Fig. 5. Subscriber-Provided Bound Authenticator Binding Ceremony

An RP MAY allow a subscriber to bind multiple subscriber-provided authenticators at FAL3. If this is the case, and the RP subscriber account has one or more existing bound authenticators, the binding ceremony makes use of the existing ability to reach FAL3. The subscriber SHALL first be prompted to authenticate to the RP with an existing bound authenticator to reach FAL3. Upon successful authentication, the RP SHALL immediately prompt the subscriber to authenticate to the RP using the newly-bound authenticator.

In addition to an RP determining a bound authenticator is no longer viable, a subscriber could choose to stop using a bound authenticator for a variety of reasons, such as the authenticator being lost, compromised, or no longer usable due to technology and platform changes. In such cases, an RP MAY allow a subscriber to remove a subscriber-provided bound authenticator from their RP subscriber account, thereby removing the ability to use that authenticator for FAL3 sessions. When a bound authenticator is removed, the RP SHALL terminate all current FAL3 sessions for the subscriber and SHALL require reauthentication at FAL3 of the subscriber from the IdP. The RP SHALL NOT prompt the subscriber to authenticate with the authenticator being removed, since the subscriber will often not have access to the authenticator in question during the unbinding process, particularly in cases where the authenticator is lost or compromised.

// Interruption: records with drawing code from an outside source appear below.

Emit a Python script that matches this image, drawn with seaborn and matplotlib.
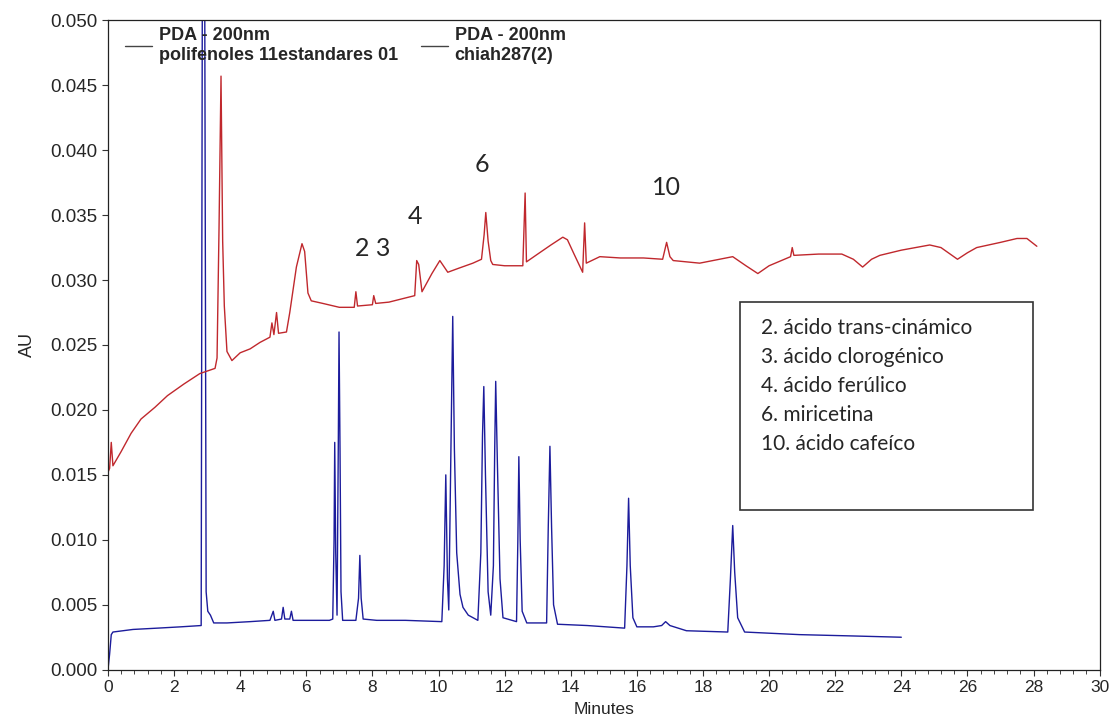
import numpy as np
import pandas as pd
import seaborn as sns
import matplotlib.pyplot as plt
from matplotlib.lines import Line2D
from matplotlib.patches import Rectangle
from matplotlib.ticker import MultipleLocator

# standards trace (polifenoles 11estandares 01), minutes / AU
std_min = [0.0, 0.05, 0.1, 0.15, 0.76, 1.5, 2.2, 2.82, 2.86, 2.92, 2.97, 3.02, 3.1, 3.2,
           3.6, 4.3, 4.9, 5.0, 5.05, 5.25, 5.3, 5.35, 5.5, 5.55, 5.6, 6.1, 6.7, 6.8,
           6.84, 6.86, 6.89, 6.93, 6.97, 6.99, 7.02, 7.05, 7.1, 7.5, 7.58, 7.62, 7.66,
           7.72, 8.13, 9.0, 10.1, 10.17, 10.22, 10.27, 10.31, 10.37, 10.43, 10.48, 10.55,
           10.65, 10.74, 10.9, 11.19, 11.28, 11.33, 11.37, 11.42, 11.5, 11.58, 11.66, 11.7,
           11.73, 11.78, 11.86, 11.95, 12.36, 12.4, 12.43, 12.47, 12.53, 12.67, 13.27,
           13.32, 13.37, 13.42, 13.48, 13.6, 14.5, 15.63, 15.7, 15.75, 15.8, 15.88, 16.0,
           16.5, 16.75, 16.87, 17.0, 17.5, 18.75, 18.83, 18.9, 18.96, 19.05, 19.26, 20.92,
           22.5, 24.0]
std_au = [0.0000, 0.0012, 0.0027, 0.0029, 0.0031, 0.0032, 0.0033, 0.0034, 0.0600, 0.0600,
          0.0060, 0.0045, 0.0042, 0.0036, 0.0036, 0.0037, 0.0038, 0.0045, 0.0038, 0.0039,
          0.0048, 0.0039, 0.0039, 0.0045, 0.0038, 0.0038, 0.0038, 0.0039, 0.0100, 0.0175,
          0.0090, 0.0042, 0.0180, 0.0260, 0.0170, 0.0060, 0.0038, 0.0038, 0.0055, 0.0088,
          0.0055, 0.0039, 0.0038, 0.0038, 0.0037, 0.0080, 0.0150, 0.0070, 0.0046, 0.0160,
          0.0272, 0.0170, 0.0090, 0.0058, 0.0048, 0.0042, 0.0038, 0.0090, 0.0180, 0.0218,
          0.0150, 0.0060, 0.0042, 0.0080, 0.0170, 0.0222, 0.0160, 0.0070, 0.0040, 0.0037,
          0.0100, 0.0164, 0.0100, 0.0045, 0.0036, 0.0036, 0.0110, 0.0172, 0.0110, 0.0050,
          0.0035, 0.0034, 0.0032, 0.0080, 0.0132, 0.0080, 0.0040, 0.0033, 0.0033, 0.0034,
          0.0037, 0.0034, 0.0030, 0.0029, 0.0070, 0.0111, 0.0075, 0.0040, 0.0029, 0.0027,
          0.0026, 0.0025]

# sample trace (chiah287(2))
smp_min = [0.0, 0.05, 0.1, 0.15, 0.4, 0.7, 1.0, 1.42, 1.8, 2.3, 2.78, 3.24, 3.3, 3.36,
           3.42, 3.47, 3.52, 3.6, 3.75, 4.0, 4.3, 4.6, 4.9, 4.96, 5.02, 5.1, 5.16, 5.4,
           5.5, 5.7, 5.87, 5.95, 6.05, 6.15, 6.5, 7.0, 7.45, 7.5, 7.55, 8.0, 8.04, 8.1,
           8.5, 9.28, 9.34, 9.4, 9.5, 9.8, 10.04, 10.28, 10.6, 11.04, 11.3, 11.38, 11.43,
           11.5, 11.58, 11.64, 12.0, 12.55, 12.62, 12.66, 13.0, 13.4, 13.76, 13.9, 14.1,
           14.36, 14.42, 14.47, 14.88, 15.5, 16.2, 16.78, 16.9, 17.0, 17.1, 17.9, 18.5,
           18.9, 19.3, 19.66, 20.0, 20.65, 20.7, 20.75, 21.5, 22.2, 22.55, 22.83, 23.1,
           23.35, 24.0, 24.86, 25.2, 25.7, 26.0, 26.28, 27.0, 27.5, 27.8, 28.1]
smp_au = [0.0152, 0.0155, 0.0175, 0.0157, 0.0168, 0.0182, 0.0193, 0.0202, 0.0211, 0.0220,
          0.0228, 0.0232, 0.0240, 0.0340, 0.0457, 0.0330, 0.0280, 0.0245, 0.0238, 0.0244,
          0.0247, 0.0252, 0.0256, 0.0267, 0.0258, 0.0275, 0.0259, 0.0260, 0.0275, 0.0310,
          0.0328, 0.0322, 0.0290, 0.0284, 0.0282, 0.0279, 0.0279, 0.0291, 0.0280, 0.0281,
          0.0288, 0.0282, 0.0283, 0.0288, 0.0315, 0.0312, 0.0291, 0.0305, 0.0315, 0.0306,
          0.0309, 0.0313, 0.0316, 0.0335, 0.0352, 0.0330, 0.0315, 0.0312, 0.0311, 0.0311,
          0.0367, 0.0314, 0.0320, 0.0327, 0.0333, 0.0331, 0.0320, 0.0306, 0.0344, 0.0313,
          0.0318, 0.0317, 0.0317, 0.0316, 0.0329, 0.0318, 0.0315, 0.0313, 0.0316, 0.0318,
          0.0311, 0.0305, 0.0311, 0.0318, 0.0325, 0.0319, 0.0320, 0.0320, 0.0316, 0.0310,
          0.0316, 0.0319, 0.0323, 0.0327, 0.0325, 0.0316, 0.0321, 0.0325, 0.0329, 0.0332,
          0.0332, 0.0326]

legend_labels = ["PDA - 200nm\npolifenoles 11estandares 01", "PDA - 200nm\nchiah287(2)"]
peak_labels = ["2 3", "4", "6", "10"]
peak_min = [8.0, 9.3, 11.3, 16.9]
peak_au = [0.0324, 0.0349, 0.0389, 0.0371]
key_lines = ["2. ácido trans-cinámico", "3. ácido clorogénico", "4. ácido ferúlico",
             "6. miricetina", "10. ácido cafeíco"]

sns.set_theme(style="ticks")
plt.rcParams['font.family'] = ['Liberation Sans', 'DejaVu Sans']

std = pd.DataFrame({"Minutes": std_min, "AU": std_au})
smp = pd.DataFrame({"Minutes": smp_min, "AU": smp_au})

fig = plt.figure(figsize=(11.13, 7.24), dpi=100)
ax = fig.add_axes([0.097, 0.075, 0.891, 0.897])

sns.lineplot(data=std, x="Minutes", y="AU", ax=ax, color="#1c1c9c", lw=1.0, estimator=None)
sns.lineplot(data=smp, x="Minutes", y="AU", ax=ax, color="#c0282d", lw=1.0, estimator=None)

ax.set_xlim(0, 30)
ax.set_ylim(0, 0.05)
ax.xaxis.set_major_locator(MultipleLocator(2))
ax.xaxis.set_minor_locator(MultipleLocator(0.4))
ax.yaxis.set_major_locator(MultipleLocator(0.005))
ax.yaxis.set_major_formatter(plt.FormatStrFormatter('%.3f'))
ax.tick_params(axis='both', length=4, width=0.8, color='#333333')
ax.tick_params(axis='y', labelsize=13.5)
ax.tick_params(axis='x', labelsize=12.5)
ax.tick_params(axis='x', which='minor', length=3, width=0.6)
ax.set_xlabel("Minutes", fontsize=12.5, labelpad=5)
ax.set_ylabel("AU", fontsize=13, labelpad=10)
for s in ax.spines.values():
    s.set_linewidth(0.9)
    s.set_color('#222222')

handles = [Line2D([], [], color='#444444', lw=1.0) for _ in legend_labels]
leg = ax.legend(handles, legend_labels, loc='upper left', ncol=2, frameon=False,
                prop={'weight': 'bold', 'size': 13}, handlelength=1.5, handletextpad=0.35,
                columnspacing=1.3, borderaxespad=0.0, bbox_to_anchor=(0.01, 1.0))

for lab, xm, ya in zip(peak_labels, peak_min, peak_au):
    ax.text(xm, ya, lab, fontsize=18, family=['Lato', 'DejaVu Sans'], ha='center', va='center')

ax.add_patch(Rectangle((0.637, 0.246), 0.296, 0.32, transform=ax.transAxes,
                       fill=False, edgecolor='#333333', lw=1.2))
for i, line in enumerate(key_lines):
    ax.text(0.659, 0.526 - i * 0.0445, line, transform=ax.transAxes, fontsize=15,
            family=['Lato', 'DejaVu Sans'], va='center', ha='left')

fig.savefig("out.png", dpi=100)
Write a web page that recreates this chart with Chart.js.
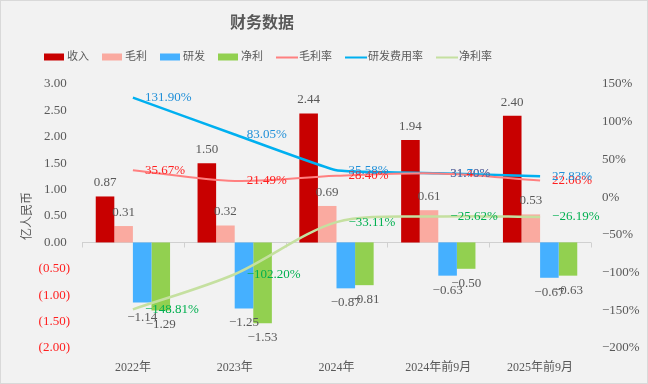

This option is particularly helpful in situations where the subscriber already has access to an appropriate authenticator that the RP wants to allow them to use for FAL3 transactions. For example, a subscriber could have a single-factor cryptographic authenticator which uses name-based phishing resistance as described in Sec. 3.2.5.2 of [SP800-63B]. With such a device, the IdP and RP would see different keys when the authenticator is used in each location, meaning the bound authenticator cannot be easily verified by the IdP. Furthermore, since the RP did not issue the authenticator, the RP does not know the authenticator’s key ahead of time, nor does it know which subscriber account to associate to the key. Instead, the RP can use a binding ceremony as described here to allow the subscriber to use this device as a bound authenticator at FAL3. A more complete example is found in Sec 10.7.

RP Requirements for Processing Holder-of-Key Assertions and Bound Authenticators

When the RP receives an assertion associated with a bound authenticator, the subscriber proves possession of the bound authenticator directly to the RP. The primary authentication at the IdP and the federated authentication at the RP are processed separately. While the subscriber could use the same authenticator during the primary authentication at the IdP and as the bound authenticator at the RP, there is no assumption that these will be the same.

The following requirements apply to all assertions associated with a bound authenticator:

1. The subscriber SHALL prove possession of the bound authenticator to the RP, in addition to presentation of the assertion itself.
2. For a holder-of-key assertion, a reference to a given authenticator found within an assertion SHALL be trusted at the same level as all other information within the assertion, as stipulated in the trust agreement.
3. The RP SHALL process and validate the assertion in addition to the bound authenticator.
4. Failure to authenticate with the bound authenticator SHALL result in an error at the RP.